つまり、エジプトとイスラエルの平和条約の破棄というのは、アジアの安定を保ってきた日米同盟が破棄される事と同様にあってはならないほどの大きな危機が起きるということです。
■アジア重視の2011年版「国家軍事戦略」
さて、このエジプト革命が日本の安全保障にどのような影響があるのかを考えなければなりません。
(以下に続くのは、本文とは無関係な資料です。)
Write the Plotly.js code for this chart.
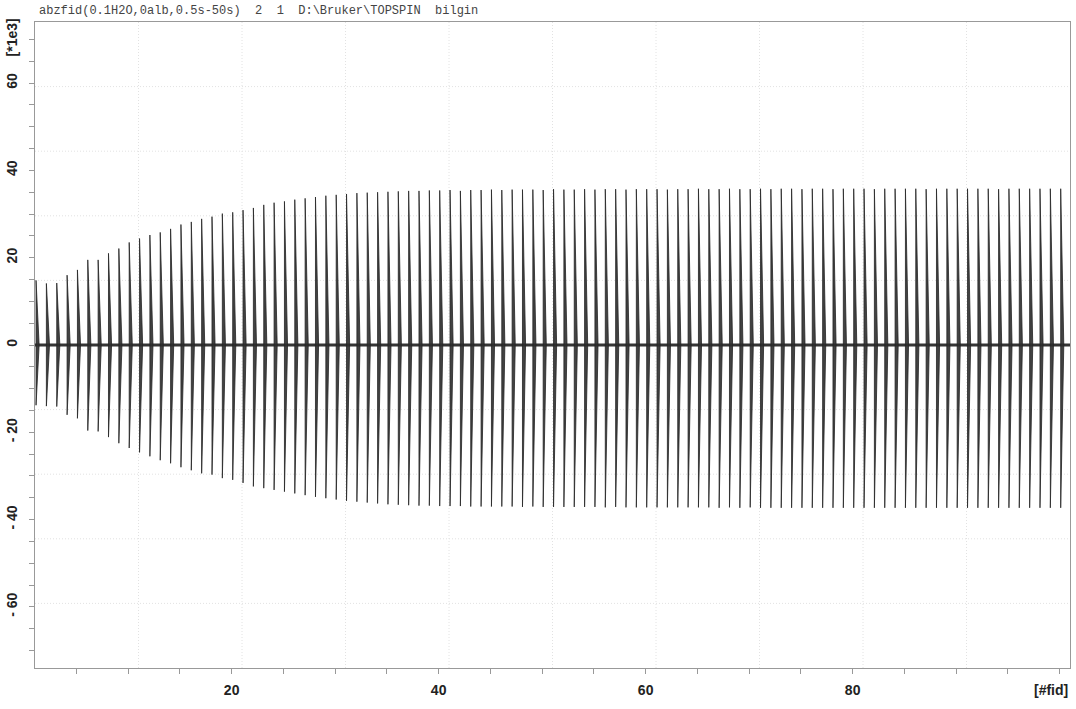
<!DOCTYPE html>
<html>
<head>
<meta charset="utf-8">
<script src="https://cdn.plot.ly/plotly-3.0.1.min.js"></script>
<style>html,body{margin:0;padding:0;background:#fff;}#chart{width:1076px;height:709px;}</style>
</head>
<body>
<div id="chart"></div>
<script>
// FID number (x axis, [#fid])
const fidNumber = [
  1,2,3,4,5,6,7,8,9,10,11,12,13,14,15,16,17,18,19,20,
  21,22,23,24,25,26,27,28,29,30,31,32,33,34,35,36,37,38,39,40,
  41,42,43,44,45,46,47,48,49,50,51,52,53,54,55,56,57,58,59,60,
  61,62,63,64,65,66,67,68,69,70,71,72,73,74,75,76,77,78,79,80,
  81,82,83,84,85,86,87,88,89,90,91,92,93,94,95,96,97,98,99,100
];
// Positive peak amplitude of each FID [*1e3]
const posPeak = [
  14.8,14.1,14.2,16.0,17.2,19.5,19.5,21.0,22.1,23.5,24.4,25.2,25.8,26.6,27.6,28.2,28.9,29.4,30.1,30.4,
  30.9,31.4,32.1,32.6,32.9,33.3,33.6,33.9,34.2,34.4,34.6,34.8,34.9,35.0,35.1,35.2,35.3,35.3,35.4,35.4,
  35.5,35.3,35.5,35.5,35.6,35.5,35.6,35.6,35.6,35.5,35.7,35.6,35.6,35.7,35.6,35.7,35.7,35.6,35.7,35.7,
  35.7,35.6,35.7,35.7,35.8,35.7,35.7,35.8,35.7,35.7,35.8,35.7,35.8,35.8,35.7,35.8,35.8,35.7,35.8,35.8,
  35.8,35.7,35.8,35.8,35.8,35.8,35.7,35.8,35.8,35.8,35.8,35.8,35.8,35.7,35.8,35.8,35.8,35.8,35.8,35.8
];
// Negative peak amplitude of each FID [*1e3]
const negPeak = [
  -13.8,-14.0,-14.1,-16.0,-16.8,-19.6,-19.8,-21.1,-22.5,-23.6,-24.6,-25.5,-26.4,-27.1,-28.0,-28.7,-29.4,-29.7,-30.5,-30.9,
  -31.6,-32.4,-32.8,-33.2,-33.6,-34.0,-34.4,-34.8,-35.1,-35.4,-35.7,-35.9,-36.1,-36.3,-36.5,-36.6,-36.7,-36.8,-36.8,-36.9,
  -36.9,-36.9,-37.0,-37.0,-37.0,-37.0,-37.0,-37.1,-37.0,-37.1,-37.1,-37.1,-37.1,-37.1,-37.1,-37.2,-37.1,-37.2,-37.2,-37.2,
  -37.2,-37.2,-37.2,-37.2,-37.2,-37.2,-37.3,-37.2,-37.3,-37.2,-37.3,-37.3,-37.3,-37.3,-37.3,-37.3,-37.3,-37.3,-37.3,-37.3,
  -37.3,-37.3,-37.3,-37.3,-37.3,-37.3,-37.3,-37.3,-37.3,-37.3,-37.3,-37.3,-37.3,-37.3,-37.3,-37.3,-37.3,-37.3,-37.3,-37.3
];
// Axis tick labels
const xTickVals = [20, 40, 60, 80];
const xTickText = ['20', '40', '60', '80'];
const yTickVals = [-60, -40, -20, 0, 20, 40, 60, 70];
const yTickText = ['- 60', '- 40', '- 20', '0', '20', '40', '60', '[*1e3]'];
const headerText = 'abzfid(0.1H2O,0alb,0.5s-50s)  2  1  D:\\Bruker\\TOPSPIN  bilgin';

const xRange = [1, 101];
const yRange = [-74, 74];

// Build each FID as a thin decaying wedge (vertical leading edge, decays to the right)
const onset = 0.1, decay = 0.3;
const sx = [], sy = [];
for (let i = 0; i < fidNumber.length; i++) {
  const k = fidNumber[i] + onset;
  sx.push(k, k + decay, k, k, null);
  sy.push(posPeak[i], 0, negPeak[i], posPeak[i], null);
}

const spikes = {
  x: sx, y: sy, type: 'scatter', mode: 'lines',
  fill: 'toself', fillcolor: 'rgba(45,45,45,0.9)',
  line: {color: '#252525', width: 0.8},
  hoverinfo: 'skip', showlegend: false
};
const baseline = {
  x: [fidNumber[0], fidNumber[fidNumber.length - 1] + 1], y: [0, 0],
  type: 'scatter', mode: 'lines',
  line: {color: '#353535', width: 3},
  hoverinfo: 'skip', showlegend: false
};

// TopSpin-style 10-division dotted grid
const shapes = [];
for (let i = 1; i < 10; i++) {
  const gx = xRange[0] + i * (xRange[1] - xRange[0]) / 10;
  const gy = yRange[0] + i * (yRange[1] - yRange[0]) / 10;
  shapes.push({type: 'line', xref: 'x', yref: 'paper', x0: gx, x1: gx, y0: 0, y1: 1,
    line: {color: '#e2e2e2', width: 1, dash: '1px,2px'}, layer: 'below'});
  shapes.push({type: 'line', xref: 'paper', yref: 'y', x0: 0, x1: 1, y0: gy, y1: gy,
    line: {color: '#e2e2e2', width: 1, dash: '1px,2px'}, layer: 'below'});
}

const tickFont = {family: 'Liberation Sans, Arial, sans-serif', size: 14, color: '#222', weight: 'bold'};

const layout = {
  width: 1076, height: 709,
  margin: {l: 35, r: 6, t: 22, b: 41},
  paper_bgcolor: '#fff', plot_bgcolor: '#fff',
  showlegend: false,
  xaxis: {
    range: xRange, showgrid: false, zeroline: false,
    showline: true, linecolor: '#999', linewidth: 1, mirror: true,
    tickmode: 'array', tickvals: xTickVals.concat([100]), ticktext: xTickText.concat(['']),
    ticks: 'outside', ticklen: 5, tickcolor: '#999', tickfont: tickFont,
    ticklabelstandoff: 4,
    minor: {tickmode: 'linear', tick0: 0, dtick: 5, ticks: 'outside', ticklen: 5, tickcolor: '#999', showgrid: false}
  },
  yaxis: {
    range: yRange, showgrid: false, zeroline: false,
    showline: true, linecolor: '#999', linewidth: 1, mirror: true,
    tickmode: 'array', tickvals: yTickVals, ticktext: yTickText,
    tickangle: -90,
    ticks: 'outside', ticklen: 5, tickcolor: '#999', tickfont: tickFont,
    ticklabelstandoff: 6,
    minor: {tickmode: 'linear', tick0: 0, dtick: 5, ticks: 'outside', ticklen: 5, tickcolor: '#999', showgrid: false}
  },
  shapes: shapes,
  annotations: [
    {text: headerText.replace(/ /g, '\u00a0'), xref: 'paper', yref: 'paper', x: 0, y: 1,
     xanchor: 'left', yanchor: 'bottom', xshift: 2, yshift: 2, showarrow: false,
     font: {family: 'Liberation Mono, Courier New, monospace', size: 12, color: '#444'}},
    {text: '[#fid]', xref: 'paper', yref: 'paper', x: 1, y: 0, xanchor: 'right', yanchor: 'top',
     yshift: -12, showarrow: false, font: tickFont}
  ]
};

Plotly.newPlot('chart', [baseline, spikes], layout, {staticPlot: true, displayModeBar: false});
</script>
</body>
</html>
2月9日の報道で、米国が7年ぶりの「国家軍事戦略」を公表しました。中国・北朝鮮の軍事的脅威にさらされている日本にとっては幸いな事に「アジア重視」をうたっています。
まずは、下記記事を御覧ください。
【ニュース3】
<中国軍拡懸念、アジアを重視=自衛隊に国外活動促す―米戦略指針>
(時事通信 2月9日(水)8時9分配信)
http://headlines.yahoo.co.jp/hl?a=20110209-00000024-jij-int
【ワシントン時事】米軍制服組トップのマレン統合参謀本部議長は8日、米軍の今後の運用指針となる2011年版「国家軍事戦略」を公表した。中国の軍拡など急激に変化するアジア太平洋地域の安全保障環境を重視する方針を鮮明にし、北東アジアで今後数十年間、強固な米軍のプレゼンス(存在)が維持されるとの見通しを示した。
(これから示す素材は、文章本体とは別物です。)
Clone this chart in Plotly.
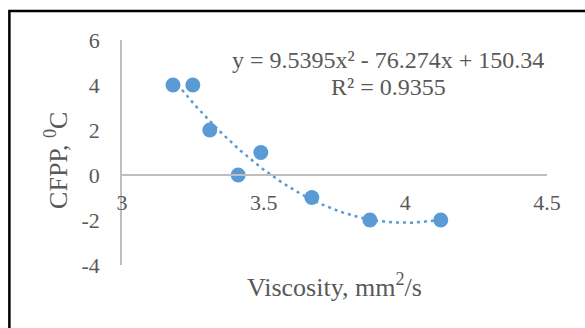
import numpy as np
import plotly.graph_objects as go

# Data
viscosity = [3.18, 3.25, 3.31, 3.41, 3.49, 3.67, 3.875, 4.125]
cfpp = [4, 4, 2, 0, 1, -1, -2, -2]

# Displayed polynomial trendline coefficients (a*x^2 + b*x + c)
trend_coeffs = [9.5395, -76.274, 150.34]
r_squared = 0.9355

x_ticks = [3, 3.5, 4, 4.5]
x_tick_labels = ["3", "3.5", "4", "4.5"]
y_ticks = [-4, -2, 0, 2, 4, 6]
y_tick_labels = ["-4", "-2", "0", "2", "4", "6"]

BLUE = "#5B9BD5"
TXT = "#595959"
AX = "#BFBFBF"
FONT = "Liberation Serif, Times New Roman, serif"

xs = np.linspace(min(viscosity), max(viscosity), 200)
ys = np.polyval(trend_coeffs, xs)

fig = go.Figure()
fig.add_trace(go.Scatter(
    x=xs, y=ys, mode="lines",
    line=dict(color=BLUE, width=2.5, dash="3px,4px"),
    hoverinfo="skip", showlegend=False,
))
fig.add_trace(go.Scatter(
    x=viscosity, y=cfpp, mode="markers",
    marker=dict(color=BLUE, size=15, line=dict(width=0)),
    showlegend=False,
))

fig.update_layout(
    width=585, height=328,
    margin=dict(l=122, r=38, t=40, b=63),
    paper_bgcolor="white", plot_bgcolor="white",
    font=dict(family=FONT, color=TXT, size=22),
    xaxis=dict(
        range=[3, 4.5], tickvals=x_ticks, ticktext=x_tick_labels,
        showgrid=False, zeroline=False,
        showline=True, linecolor=AX, linewidth=1.5,
        anchor="free", position=0.4,
        ticks="outside", ticklen=8, tickcolor="rgba(0,0,0,0)",
        tickfont=dict(family=FONT, color=TXT, size=22),
    ),
    yaxis=dict(
        range=[-4, 6], tickvals=y_ticks, ticktext=y_tick_labels,
        showgrid=False, zeroline=False,
        showline=True, linecolor=AX, linewidth=1.5,
        ticks="outside", ticklen=16, tickcolor="rgba(0,0,0,0)",
        tickfont=dict(family=FONT, color=TXT, size=22),
    ),
)

a, b, c = trend_coeffs
eq_text = f"y = {a}x² - {abs(b)}x + {c}"
fig.add_annotation(xref="paper", yref="paper", x=0.626, y=0.911,
                   text=eq_text, showarrow=False, xanchor="center", yanchor="middle",
                   font=dict(family=FONT, color=TXT, size=24))
fig.add_annotation(xref="paper", yref="paper", x=0.626, y=0.791,
                   text=f"R² = {r_squared}", showarrow=False, xanchor="center", yanchor="middle",
                   font=dict(family=FONT, color=TXT, size=24))

fig.add_annotation(xref="paper", yref="paper", x=0.5, y=-0.089,
                   text="Viscosity, mm<sup>2</sup>/s", showarrow=False,
                   xanchor="center", yanchor="middle",
                   font=dict(family=FONT, color=TXT, size=26))
fig.add_annotation(xref="paper", yref="paper", x=-0.153, y=0.467,
                   text="CFPP, <sup>0</sup>C", showarrow=False, textangle=-90,
                   xanchor="center", yanchor="middle",
                   font=dict(family=FONT, color=TXT, size=26))

# Outer chart border
fig.add_shape(type="rect", xref="paper", yref="paper",
              x0=-0.265, x1=1.2, y0=-0.5, y1=1.129,
              line=dict(color="black", width=2.5), fillcolor="rgba(0,0,0,0)", layer="below")

fig.write_html("out.html")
また、地域の安定化のために日本、韓国との連携を引き続き強化していくことを盛り込み、「自衛隊の域外での運用能力向上に協力する」と明記。自衛隊に国連平和維持活動や対テロ戦支援など、さらなる海外活動に参加するよう促したものとみられる。さらに、東南アジア諸国連合(ASEAN)との関係強化を強調した。
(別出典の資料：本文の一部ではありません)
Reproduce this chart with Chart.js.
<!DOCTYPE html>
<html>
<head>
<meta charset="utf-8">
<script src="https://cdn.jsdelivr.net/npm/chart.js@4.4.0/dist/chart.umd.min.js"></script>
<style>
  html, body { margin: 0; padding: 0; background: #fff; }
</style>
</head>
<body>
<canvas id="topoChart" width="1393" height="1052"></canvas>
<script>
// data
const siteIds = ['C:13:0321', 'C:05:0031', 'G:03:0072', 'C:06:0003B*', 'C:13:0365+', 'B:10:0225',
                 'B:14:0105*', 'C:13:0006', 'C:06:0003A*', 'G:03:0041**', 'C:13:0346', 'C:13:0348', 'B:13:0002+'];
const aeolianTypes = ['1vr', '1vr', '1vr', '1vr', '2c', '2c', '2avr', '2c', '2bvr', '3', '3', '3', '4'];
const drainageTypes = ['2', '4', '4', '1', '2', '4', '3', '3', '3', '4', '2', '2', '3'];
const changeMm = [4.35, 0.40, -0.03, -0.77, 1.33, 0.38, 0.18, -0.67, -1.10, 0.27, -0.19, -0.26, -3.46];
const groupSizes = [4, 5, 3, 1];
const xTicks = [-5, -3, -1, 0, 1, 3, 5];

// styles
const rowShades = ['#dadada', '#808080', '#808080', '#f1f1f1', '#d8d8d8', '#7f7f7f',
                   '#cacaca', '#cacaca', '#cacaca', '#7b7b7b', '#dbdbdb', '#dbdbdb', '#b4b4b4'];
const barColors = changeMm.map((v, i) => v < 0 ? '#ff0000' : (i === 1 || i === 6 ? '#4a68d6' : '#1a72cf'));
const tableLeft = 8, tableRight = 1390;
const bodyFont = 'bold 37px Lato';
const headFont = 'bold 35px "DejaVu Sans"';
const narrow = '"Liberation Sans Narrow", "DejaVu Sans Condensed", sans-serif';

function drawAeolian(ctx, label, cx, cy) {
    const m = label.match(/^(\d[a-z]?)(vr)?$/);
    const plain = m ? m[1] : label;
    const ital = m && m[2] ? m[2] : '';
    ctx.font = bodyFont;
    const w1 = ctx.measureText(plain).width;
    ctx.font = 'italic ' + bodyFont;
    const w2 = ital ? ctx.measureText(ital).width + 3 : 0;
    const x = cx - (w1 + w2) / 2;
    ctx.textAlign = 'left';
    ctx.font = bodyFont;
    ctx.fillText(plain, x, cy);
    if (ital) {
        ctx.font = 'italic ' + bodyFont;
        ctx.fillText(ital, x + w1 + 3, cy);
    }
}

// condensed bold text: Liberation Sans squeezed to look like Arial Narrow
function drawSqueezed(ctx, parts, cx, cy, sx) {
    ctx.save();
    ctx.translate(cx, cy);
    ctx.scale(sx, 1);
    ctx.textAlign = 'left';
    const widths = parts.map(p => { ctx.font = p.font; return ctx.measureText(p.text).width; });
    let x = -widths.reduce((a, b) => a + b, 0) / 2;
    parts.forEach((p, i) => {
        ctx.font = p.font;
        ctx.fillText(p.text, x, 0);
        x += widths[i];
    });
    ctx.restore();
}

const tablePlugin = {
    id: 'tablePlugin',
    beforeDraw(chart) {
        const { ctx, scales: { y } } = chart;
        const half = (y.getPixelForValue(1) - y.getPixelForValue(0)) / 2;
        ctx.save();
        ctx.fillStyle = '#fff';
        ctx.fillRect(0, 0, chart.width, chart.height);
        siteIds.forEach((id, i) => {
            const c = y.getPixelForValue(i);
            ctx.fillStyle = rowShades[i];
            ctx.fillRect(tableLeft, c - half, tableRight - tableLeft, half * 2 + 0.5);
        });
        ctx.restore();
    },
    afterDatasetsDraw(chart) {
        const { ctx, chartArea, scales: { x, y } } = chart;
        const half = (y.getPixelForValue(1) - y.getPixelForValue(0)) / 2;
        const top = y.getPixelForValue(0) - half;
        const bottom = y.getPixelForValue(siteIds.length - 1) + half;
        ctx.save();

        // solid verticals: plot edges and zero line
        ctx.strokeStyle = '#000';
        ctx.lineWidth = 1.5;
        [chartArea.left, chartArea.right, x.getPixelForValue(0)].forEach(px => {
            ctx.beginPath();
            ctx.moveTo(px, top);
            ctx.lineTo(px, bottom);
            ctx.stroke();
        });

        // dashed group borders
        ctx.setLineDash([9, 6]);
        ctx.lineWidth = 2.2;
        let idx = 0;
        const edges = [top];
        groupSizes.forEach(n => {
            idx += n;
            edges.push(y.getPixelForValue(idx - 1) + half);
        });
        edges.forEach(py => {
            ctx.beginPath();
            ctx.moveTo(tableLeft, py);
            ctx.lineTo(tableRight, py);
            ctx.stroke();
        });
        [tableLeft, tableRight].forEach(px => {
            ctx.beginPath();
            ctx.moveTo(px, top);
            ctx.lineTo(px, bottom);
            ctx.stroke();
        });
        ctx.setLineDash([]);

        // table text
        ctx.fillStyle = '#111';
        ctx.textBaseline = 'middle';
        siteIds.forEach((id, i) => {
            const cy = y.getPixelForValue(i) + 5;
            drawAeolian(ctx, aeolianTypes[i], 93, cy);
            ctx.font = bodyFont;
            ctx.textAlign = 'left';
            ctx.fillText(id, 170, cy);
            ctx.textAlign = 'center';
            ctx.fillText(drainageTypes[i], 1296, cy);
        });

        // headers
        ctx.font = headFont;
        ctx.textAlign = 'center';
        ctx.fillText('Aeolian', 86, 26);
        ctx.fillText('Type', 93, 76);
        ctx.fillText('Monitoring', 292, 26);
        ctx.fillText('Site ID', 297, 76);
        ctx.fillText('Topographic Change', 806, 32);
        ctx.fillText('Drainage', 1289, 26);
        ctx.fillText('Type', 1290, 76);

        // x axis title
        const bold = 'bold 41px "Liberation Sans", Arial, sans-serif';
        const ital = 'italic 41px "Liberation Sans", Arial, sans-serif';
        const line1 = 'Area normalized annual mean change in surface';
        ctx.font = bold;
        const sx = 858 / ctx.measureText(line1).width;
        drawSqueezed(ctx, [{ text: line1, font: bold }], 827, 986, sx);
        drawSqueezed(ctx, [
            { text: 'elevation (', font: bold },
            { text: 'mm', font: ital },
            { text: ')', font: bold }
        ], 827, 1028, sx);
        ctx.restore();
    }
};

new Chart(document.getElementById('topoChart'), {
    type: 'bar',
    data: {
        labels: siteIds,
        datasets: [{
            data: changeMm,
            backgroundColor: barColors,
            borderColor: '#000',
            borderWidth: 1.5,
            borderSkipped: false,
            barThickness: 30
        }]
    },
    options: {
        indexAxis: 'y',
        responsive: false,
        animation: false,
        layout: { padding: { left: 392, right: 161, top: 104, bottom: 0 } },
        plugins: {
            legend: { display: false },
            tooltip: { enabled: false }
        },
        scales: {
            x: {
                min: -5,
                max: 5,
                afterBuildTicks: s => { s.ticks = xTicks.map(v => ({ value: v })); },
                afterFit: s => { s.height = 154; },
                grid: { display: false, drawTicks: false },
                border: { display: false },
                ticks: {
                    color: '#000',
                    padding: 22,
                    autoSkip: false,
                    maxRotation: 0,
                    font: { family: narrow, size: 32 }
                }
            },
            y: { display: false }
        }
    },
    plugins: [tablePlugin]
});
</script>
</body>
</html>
米軍高官は8日、記者団に「在日米軍や在韓米軍の兵力を大きく変更することは考えていない」と説明。戦略は、軍事演習などを通じてアジアの同盟国や友好国との連携を深めることで米軍のプレゼンスの増強を図り、展開能力を強化することに主眼を置いている。
国家軍事戦略は、国防総省が今後20年間の安保環境の変化を見据えた国防計画見直し(QDR)を昨年決定したことを踏まえ、04年以来7年ぶりに本格的に更新された。
(転載おわり)
■同時に二つのシーレーン危機を迎える日本
もし、エジプトがイスラエルとの平和条約を破棄することになった場合、米国は上記の「アジア重視」を取り下げざるを得なくなります。しかし、最も自覚しなければ行けないのは、中東の危機で世界一大きなリスクを受けるのは、石油の多くを中東から輸入している私達の国日本であることです。米国はわずか中東への石油依存度はわずか15%です。
つまり、東シナ海で中国海軍の脅威をうけている日本にとっては、「中東(ホルムズ海峡)のシーレン」の危機と「バシー海峡のシーレーン」の危機が同時に起きる危機が迫っているのです。そして、両方とも完全に米国に依存しているという異常な状態です。
これからは米国依存一辺倒ではなく、中東から東シナ海に至るシーレンの安全保障を日本自身で考え戦略を立てそれに基づいて軍事・外交戦略を立案できる国家へと変わらなければ、日本の未来はないと思います。